As part of my mad "better get my shit together" journey I've been on I decided I needed to start habit tracking. I made a cute little habit tracker, filled it with aspiration things I thought wouldn't be too hard to keep to that I would be able to manage no problem and just went full steam ahead into it.
Or at least that was the plan
The thing is, as realistic as my goals were the first month, they didn't exactly revolutionize my togetherness. Ok yes, my anxiety was better and I was definitely in possession of a lot more get up and go than I had been but I didn't seem to be getting more done. Those "do more with your life" aspirations that I had just were not working out. I wasn't reading every day, I wasn't doing the making and self care I meticulously scheduled. The things I needed to do were now daily tasks like they should be, that was good, but nothing new was happening. If my life was in the sewing machine lets just say, the stitches were neat, but there was no more sewing going on!
So the next month I changed tactics a bit, added a few more small challenges, A few more oblique ones and another try at the daily reading and self care and "skill practice". Instagram daily went ok, so I thought I'd add in a few other social media channels, as well as a few more organizing ones. Still, at the end of month two a few things came in to sharp focus. Thanks to my MH stuff, my concentration is still shot, and the reality is I was just asking too much. On top of all these things I technically had time for, I was also working, or sick or just wanting to go out and do something other than "work", Looking at my mood tracker it was obvious the planning and sorting was ok, mainly because I find it almost comforting when I'm stressed as hell . When it came to the other stuff however, well yeah it didn't quite work.
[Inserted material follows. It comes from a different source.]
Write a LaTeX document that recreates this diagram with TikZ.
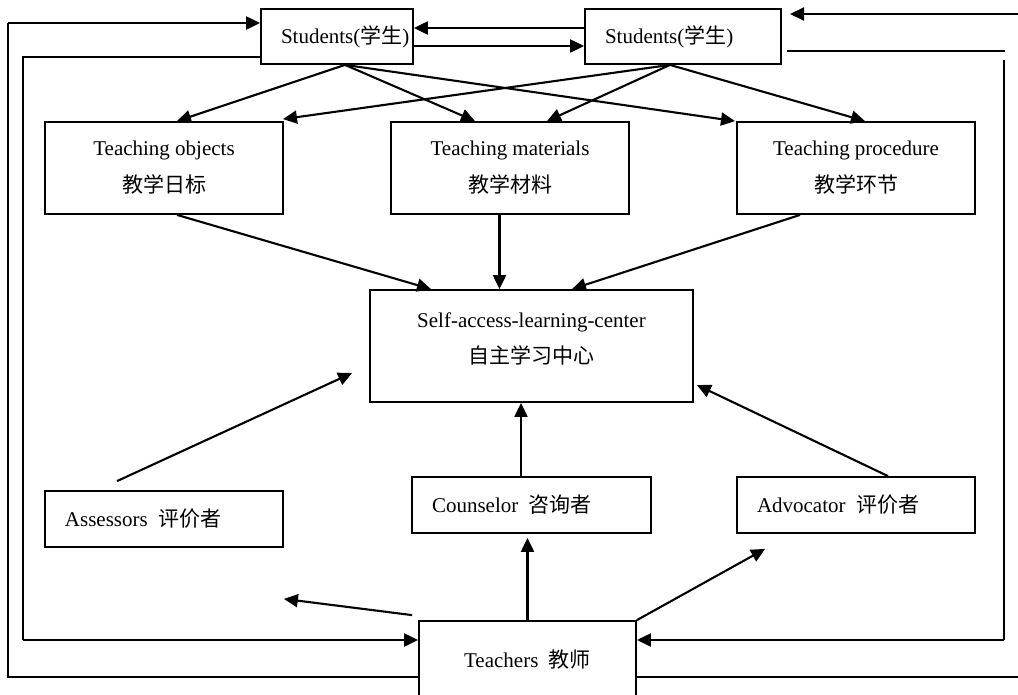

That is the true beauty of habit tracking - it isn't just about making things into habits as much as finding out what you can tweek to make your life what you want it to be.
In my mind, I am super productive, I get up and I'm ready to rock at 9am, I get all my stuff done, and still have time to cook from scratch. On work days I manage to do all my social media on my commute (oh and some reading) and handle 8 hours of retail without going mad, I come home, learn some of the things I have in my "goal list" do blog maintenance and then chill & do my nails or whatever before bed. On days off instead of 8 hours of work in the shop I make stuff for etsy, write blog posts, schedule stuff and then hopefully fit in some socialising and a bit more learning. Written in a habit list it doesn't seem much, but when you actually look at it I must think I'm superman,
In reality I really would just like to be able to sit down and think "I can go do something totally random tomorrow" and not be ignoring my to do list. I can be on top of everything, not feel like anything is slipping totally under the rug. Of course that doesn't happen overnight,
I have the keeping the house clean sorted, and the little tasks work for me, but this month I've been a bit more reasonable with time. Instead of pamper and read I have self care time. Instead of all the different social media platforms I have just to post (spontaneously) on one, and schedule at least one other post a day. I've also added in to be a bit more social, and then the more cerebral "3 new ideas" . Be it posts, flat-lays, crafts or recipes, I want to try and think of three new fun things a day. That one was inspired by my Doctor asking me for 3 good things about my week after every appointment, which I find a great thing to re-balance me.
Will it work this month? Will I achieve my goal of being productive and social and the me I want to be? Who knows, but I'm getting closer. Habit tracking has helped me see my strengths and weaknesses in getting stuff done and now I'm working with them to be my own type of "together".
Have you tried habit tracking? How did it work for you??